>> BEGIN Dataset excerpt

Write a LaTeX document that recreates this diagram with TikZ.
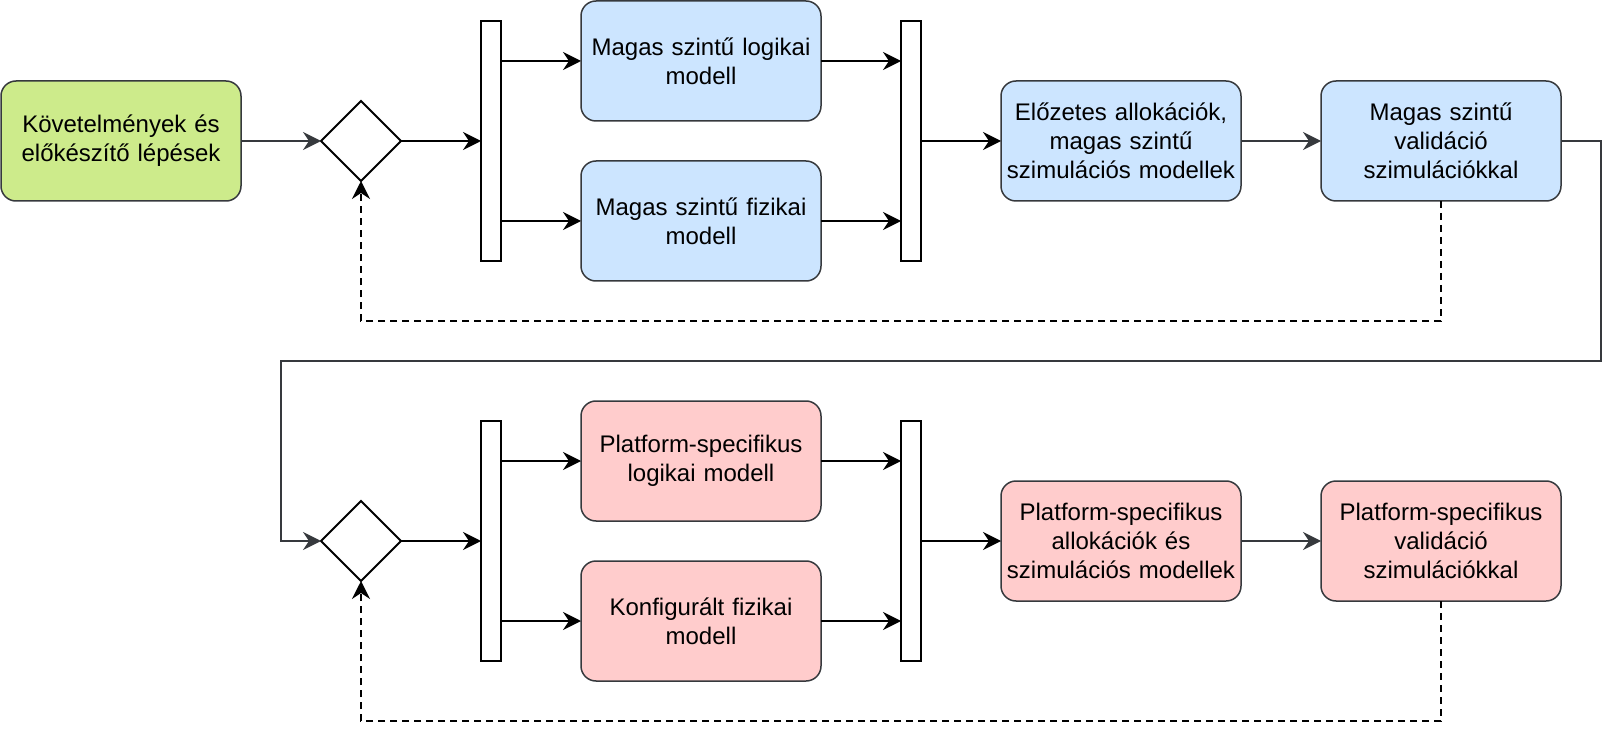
\documentclass[tikz,border=0pt]{standalone}
\usepackage{fontspec}
\setmainfont{Liberation Sans}
\usepackage{xcolor}
\usetikzlibrary{arrows.meta}
\usetikzlibrary{shapes.geometric,
                positioning,
                calc}
\definecolor{reqgreen}{HTML}{CDEB8B}
\definecolor{hlblue}{HTML}{CCE5FF}
\definecolor{psred}{HTML}{FFCCCC}
\definecolor{edgegray}{HTML}{36393D}

\begin{document}
\begin{tikzpicture}[
        x=1pt, y=-1pt,
        node distance=80pt and 80pt,
        stepbox/.style={draw=edgegray, line width=1.5pt, rounded corners=15pt, minimum height=120pt, text width=230pt, inner sep=5pt, outer sep=0pt, align=center, font=\fontsize{24}{28.8}\selectfont},
        decision/.style={draw, line width=2pt, diamond, inner sep=0pt, outer sep=0pt, minimum width=80pt, minimum height=80pt},
        bar/.style={draw, line width=2pt, fill=white, minimum width=20pt, minimum height=240pt, inner sep=0pt, outer sep=0pt},
        every path/.style={-{Stealth[length=18pt, width=18pt, inset=6pt]}, line width=2pt},
        grayarrow/.style={draw=edgegray},
        feedback/.style={dash pattern=on 7pt off 5pt}
        ]
        \useasboundingbox (0,0) rectangle (1618,738);

        % Nodes - upper row
        \node[stepbox, fill=reqgreen] (req) at (121,141) {Követelmények és \\ előkészítő lépések};
        \node[decision, right=of req] (decA) {};
        \node[bar, right=of decA] (barA) {};
        \node[stepbox, fill=hlblue, right=of barA, yshift=80pt] (hllog) {Magas szintű logikai \\ modell};
        \node[stepbox, fill=hlblue, right=of barA, yshift=-80pt] (hlphys) {Magas szintű fizikai \\ modell};
        \node[bar, right=of hllog, yshift=-80pt] (barB) {};
        \node[stepbox, fill=hlblue, right=of barB] (hlalloc) {Előzetes allokációk, \\ magas szintű \\ szimulációs modellek};
        \node[stepbox, fill=hlblue, right=of hlalloc] (hlval) {Magas szintű \\ validáció \\ szimulációkkal};

        % Nodes - lower row
        \node[decision] (decB) at (361,541) {};
        \node[bar, right=of decB] (barC) {};
        \node[stepbox, fill=psred, right=of barC, yshift=80pt] (pslog) {Platform-specifikus \\ logikai modell};
        \node[stepbox, fill=psred, right=of barC, yshift=-80pt] (psphys) {Konfigurált fizikai \\ modell};
        \node[bar, right=of pslog, yshift=-80pt] (barD) {};
        \node[stepbox, fill=psred, right=of barD] (psalloc) {Platform-specifikus \\ allokációk és \\ szimulációs modellek};
        \node[stepbox, fill=psred, right=of psalloc] (psval) {Platform-specifikus \\ validáció \\ szimulációkkal};

        \coordinate (loopR) at (1601,361);
        \coordinate (loopL) at (281,361);

        % Arrows - upper row
        \draw[grayarrow] (req) -- (decA);
        \draw (decA) -- (barA);
        \draw (barA.east |- hllog) -- (hllog);
        \draw (barA.east |- hlphys) -- (hlphys);
        \draw (hllog) -- (barB.west |- hllog);
        \draw (hlphys) -- (barB.west |- hlphys);
        \draw (barB) -- (hlalloc);
        \draw[grayarrow] (hlalloc) -- (hlval);
        \draw[feedback] (hlval.south) -- ++(0,120) -| (decA.south);

        % Arrows - between rows
        \draw[grayarrow, line width=1.5pt] (hlval.east) -| (loopR) -- (loopL) |- (decB.west);

        % Arrows - lower row
        \draw (decB) -- (barC);
        \draw (barC.east |- pslog) -- (pslog);
        \draw (barC.east |- psphys) -- (psphys);
        \draw (pslog) -- (barD.west |- pslog);
        \draw (psphys) -- (barD.west |- psphys);
        \draw (barD) -- (psalloc);
        \draw[grayarrow] (psalloc) -- (psval);
        \draw[feedback] (psval.south) -- ++(0,120) -| (decB.south);

\end{tikzpicture}
\end{document}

>> END Dataset excerpt

> Given instruction
Output exactly the span of lines from the top of the listing through the line holding "(0,0) rectangle (1618,738);", and leave every picture out.

> Problem solution
Write a LaTeX document that recreates this diagram with TikZ.
\documentclass[tikz,border=0pt]{standalone}
\usepackage{fontspec}
\setmainfont{Liberation Sans}
\usepackage{xcolor}
\usetikzlibrary{arrows.meta}
\usetikzlibrary{shapes.geometric,
                positioning,
                calc}
\definecolor{reqgreen}{HTML}{CDEB8B}
\definecolor{hlblue}{HTML}{CCE5FF}
\definecolor{psred}{HTML}{FFCCCC}
\definecolor{edgegray}{HTML}{36393D}

\begin{document}
\begin{tikzpicture}[
        x=1pt, y=-1pt,
        node distance=80pt and 80pt,
        stepbox/.style={draw=edgegray, line width=1.5pt, rounded corners=15pt, minimum height=120pt, text width=230pt, inner sep=5pt, outer sep=0pt, align=center, font=\fontsize{24}{28.8}\selectfont},
        decision/.style={draw, line width=2pt, diamond, inner sep=0pt, outer sep=0pt, minimum width=80pt, minimum height=80pt},
        bar/.style={draw, line width=2pt, fill=white, minimum width=20pt, minimum height=240pt, inner sep=0pt, outer sep=0pt},
        every path/.style={-{Stealth[length=18pt, width=18pt, inset=6pt]}, line width=2pt},
        grayarrow/.style={draw=edgegray},
        feedback/.style={dash pattern=on 7pt off 5pt}
        ]
        \useasboundingbox (0,0) rectangle (1618,738);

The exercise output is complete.